True Struggles of the LGBTQIA+ Community

October 6, 2023

It should come as no surprise to anyone that the LGBTQIA+ community is at a high risk for the deterioration of mental health. 

Within the last 7 years there has been a substantial increase in anti-queer legislation throughout the United States. The risk for the queer community has risen to a threshold point that the Human Rights Campaign has issued a state of emergency for this community starting in June of 2023. Based on laws recently passed, as well as the increase of violence, this state of emergency includes states that have been deemed unsafe to travel. The level of unrest and anxiety within the queer community is increasing with no known end in sight.

In this blog we are going to look at the common traumas and risk factors experienced by the LGBTQIA+ community that make them a high risk for mental health issues and what we can do to help.

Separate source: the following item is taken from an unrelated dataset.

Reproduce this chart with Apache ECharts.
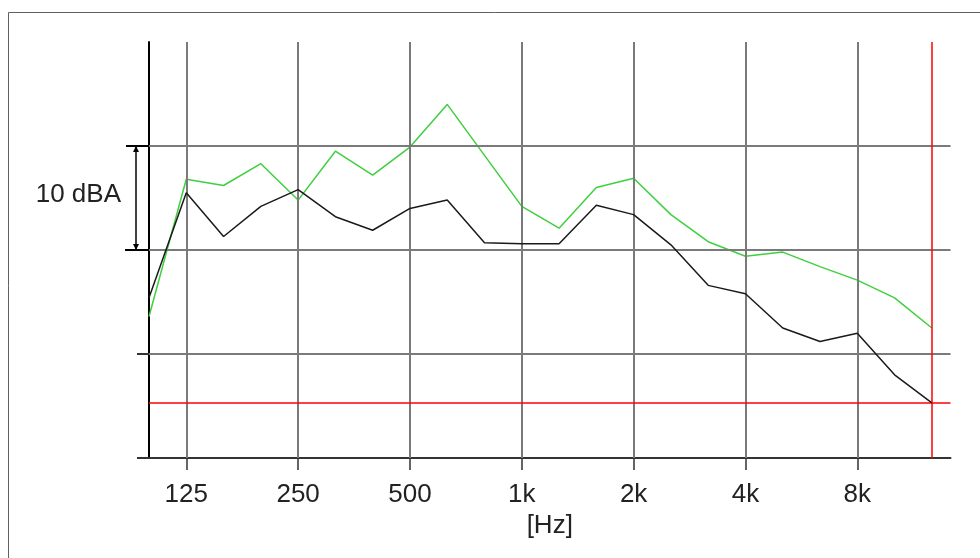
<!DOCTYPE html>
<html>
<head>
<meta charset="utf-8">
<script src="https://cdn.jsdelivr.net/npm/echarts@6/dist/echarts.min.js"></script>
<style>
  html, body { margin: 0; padding: 0; background: #fff; }
  #main { width: 980px; height: 558px; }
</style>
</head>
<body>
<div id="main"></div>
<script>
// third-octave bands, 100 Hz .. 12.5 kHz (x = band index)
var bands = ['100', '125', '160', '200', '250', '315', '400', '500', '630', '800', '1k',
             '1.25k', '1.6k', '2k', '2.5k', '3.15k', '4k', '5k', '6.3k', '8k', '10k', '12.5k'];
var levelBlack = [15.4, 25.5, 21.3, 24.2, 25.8, 23.2, 21.9, 24.0, 24.8, 20.7, 20.6,
                  20.6, 24.3, 23.4, 20.5, 16.6, 15.8, 12.5, 11.2, 12.0, 8.0, 5.3];
var levelGreen = [13.6, 26.8, 26.2, 28.3, 24.8, 29.5, 27.2, 29.9, 34.0, 29.1, 24.2,
                  22.1, 26.0, 26.9, 23.4, 20.8, 19.4, 19.8, 18.4, 17.1, 15.4, 12.5];
var octaveIndex = [1, 4, 7, 10, 13, 16, 19];
var octaveLabels = ['125', '250', '500', '1k', '2k', '4k', '8k'];
var levelGrid = [10, 20, 30];
var limitLevel = 5.3;
var limitBand = 21;

var font = '"Liberation Sans", Arial, sans-serif';
var myChart = echarts.init(document.getElementById('main'));

var gridLines = [];
octaveIndex.forEach(function (i) {
    gridLines.push({ xAxis: i, lineStyle: { color: '#7a7a7a', width: 2, type: 'solid' } });
});
levelGrid.forEach(function (v) {
    gridLines.push({ yAxis: v, lineStyle: { color: '#7a7a7a', width: 2, type: 'solid' } });
});
gridLines.push({ xAxis: limitBand, lineStyle: { color: '#ff0000', width: 1.5, type: 'solid' } });
gridLines.push({ yAxis: limitLevel, lineStyle: { color: '#ff0000', width: 1.5, type: 'solid' } });

var option = {
    animation: false,
    grid: { left: 149, right: 29.5, top: 42, bottom: 100 },
    xAxis: {
        type: 'value',
        min: 0,
        max: 21.5,
        splitLine: { show: false },
        axisLine: { lineStyle: { color: '#333', width: 2 } },
        axisTick: { customValues: octaveIndex, length: 12, lineStyle: { color: '#333', width: 1.5 } },
        axisLabel: {
            customValues: octaveIndex,
            formatter: function (v) { return octaveLabels[octaveIndex.indexOf(Math.round(v))]; },
            fontSize: 26, color: '#222', fontFamily: font, margin: 24
        },
        name: '[Hz]',
        nameLocation: 'middle',
        nameGap: 51,
        nameTextStyle: { fontSize: 26, color: '#222', fontFamily: font }
    },
    yAxis: {
        type: 'value',
        min: 0,
        max: 40,
        interval: 10,
        axisLine: { show: true, lineStyle: { color: '#000', width: 2 } },
        axisTick: { show: true, customValues: [0, 10], length: 12, lineStyle: { color: '#333', width: 2 } },
        axisLabel: { show: false },
        splitLine: { show: false }
    },
    series: [
        {
            type: 'line',
            data: [],
            z: 1,
            silent: true,
            markLine: {
                silent: true,
                symbol: ['none', 'none'],
                label: { show: false },
                data: gridLines
            }
        },
        {
            name: 'green',
            type: 'line',
            z: 4,
            symbol: 'none',
            data: levelGreen.map(function (v, i) { return [i, v]; }),
            lineStyle: { color: '#3fcf3f', width: 1.5 }
        },
        {
            name: 'black',
            type: 'line',
            z: 5,
            symbol: 'none',
            data: levelBlack.map(function (v, i) { return [i, v]; }),
            lineStyle: { color: '#1a1a1a', width: 1.5 }
        }
    ]
};
myChart.setOption(option);

// frame, "10 dBA" scale bracket
var p30 = myChart.convertToPixel({ gridIndex: 0 }, [0, levelGrid[2]]);
var p20 = myChart.convertToPixel({ gridIndex: 0 }, [0, levelGrid[1]]);
var bx = p30[0] - 13;
myChart.setOption({
    graphic: [
        { type: 'rect', z: 0, shape: { x: 8.5, y: 12.5, width: 1000, height: 600 },
          style: { fill: 'none', stroke: '#606060', lineWidth: 1 } },
        { type: 'line', shape: { x1: p30[0] - 23, y1: p30[1], x2: p30[0], y2: p30[1] },
          style: { stroke: '#000', lineWidth: 2 } },
        { type: 'line', shape: { x1: p20[0] - 24, y1: p20[1], x2: p20[0], y2: p20[1] },
          style: { stroke: '#000', lineWidth: 2 } },
        { type: 'line', shape: { x1: bx, y1: p30[1], x2: bx, y2: p20[1] },
          style: { stroke: '#000', lineWidth: 1.5 } },
        { type: 'polygon', shape: { points: [[bx - 3, p30[1] + 6], [bx + 3, p30[1] + 6], [bx, p30[1]]] },
          style: { fill: '#000' } },
        { type: 'polygon', shape: { points: [[bx - 3, p20[1] - 6], [bx + 3, p20[1] - 6], [bx, p20[1]]] },
          style: { fill: '#000' } },
        { type: 'text', x: 121, y: (p30[1] + p20[1]) / 2 - 3,
          style: { text: '10 dBA', fill: '#222', font: '26px ' + font, align: 'right', verticalAlign: 'middle' } }
    ]
});
</script>
</body>
</html>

Statistics of Traumas Experienced

Let’s start with the queer youth and the serious traumas that they are currently facing. Queer youth report being harassed in school at a rate of 75%, physically assaulted is reported to be at 35%, and sexual violence at their school is at a rate of 12%. Moreover, they are experiencing an increase of
rejection stimming from religious organizations. The rejection that can come from non-religious families can be painful. Now imagine how much more difficult and scarier the unknown responses from being raised in a religious setting could potentially be for these youth. The risk for them could range from hiding their truth, being kicked out of their homes, disowned, or sometimes even physically harmed. This is not to say that there is no loving, inclusive families that support their children. However, it is the fear of the unknown that can keep someone from feeling safe to tell their truth, which, in turn, can cause anxiety and depression. An unfortunate outcome to these traumatic experiences can also lead these youths to suicidalities. With the increase of anti queer legislation and the rise in violence toward them, this should come as no surprise. There is hope, though. There are a multitude of organizations out there working with the queer youth to help support them, as well as their families and/or allies.

The adults also continue to struggle with discrimination, prejudice, denial of civil rights, harassment, and family rejection. Complex trauma continues to be commonplace within the LGBTQIA+ community. They are two to four times more likely than any other group to have mental health issues;
that number increases depending on their ethnicity, culture, and the area that they live in.

Imagine being a part of this community, with one or more children, wanting to go on a vacation or visit family out of state. You would have to not only do the typical preparations for the trip, but you'd also have to consider what route you are going to take, as well as where you're staying, and ask yourself,
"Is it safe for my family and I? Do we still go and hope nothing happens? Do we ask our friends and family to come visit us? Or do we risk not seeing our friends and family altogether?" There are so many things to consider just trying to do normal, everyday things with your family and loved ones; the
mundane and things that would never cross the minds of a heteronormative. This is a constant trickle of fear that is delt with by these families. It is no wonder they struggle with mental health conditions, is it not?


How to Help

The best way to help is to, first, BE INFORMED and spread the information you've learned here today. Understanding the issues faced by this community, and educating others, opens opportunities of safety and freedom to those who can often be left feeling hopeless. As clinicians, we need to be trauma informed, create safe places for everyone, and be especially mindful of those who are, at a legal level, at risk of human rights and opportunities taken from them; the LGBTQIA+ community and allies. We can, furthermore, help by educating ourselves on the common struggles happening today, with resources at their disposal within their community, and following up with them. Learning about the different parts of their community and their unique struggles while holding space for them and learning how to support them through your words, insight, and advocacy, is what it will take for them to feel safe. Feeling safe means, they have avenues to grow without limitations and become the best versions of themselves.
This, in turn, means less mental health setbacks. Be open minded, and teachable, when approached with new language, mislabeling, or misunderstandings when being corrected by the LGBTQIA+ community or allies. You can join a foundation, or non-profit organization in order to help provide resources to this community in support as well as provide personal and professional wisdom. Be willing to stand UP for them as well as stand BY them. Stating that you are an ally is not enough. There needs to be action, consistent dedication, and support with them in this fight, whether individually or as a whole in the LGBTQIA+ community. We are all human and deserve to be able to live our lives with no fear of retaliation. While this can feel challenging and uncomfortable, change does not happen without feelings of uncomfortableness. I think we can all agree, this disservice to humankind needs to be challenged and for you to be a part of a much-needed positive change.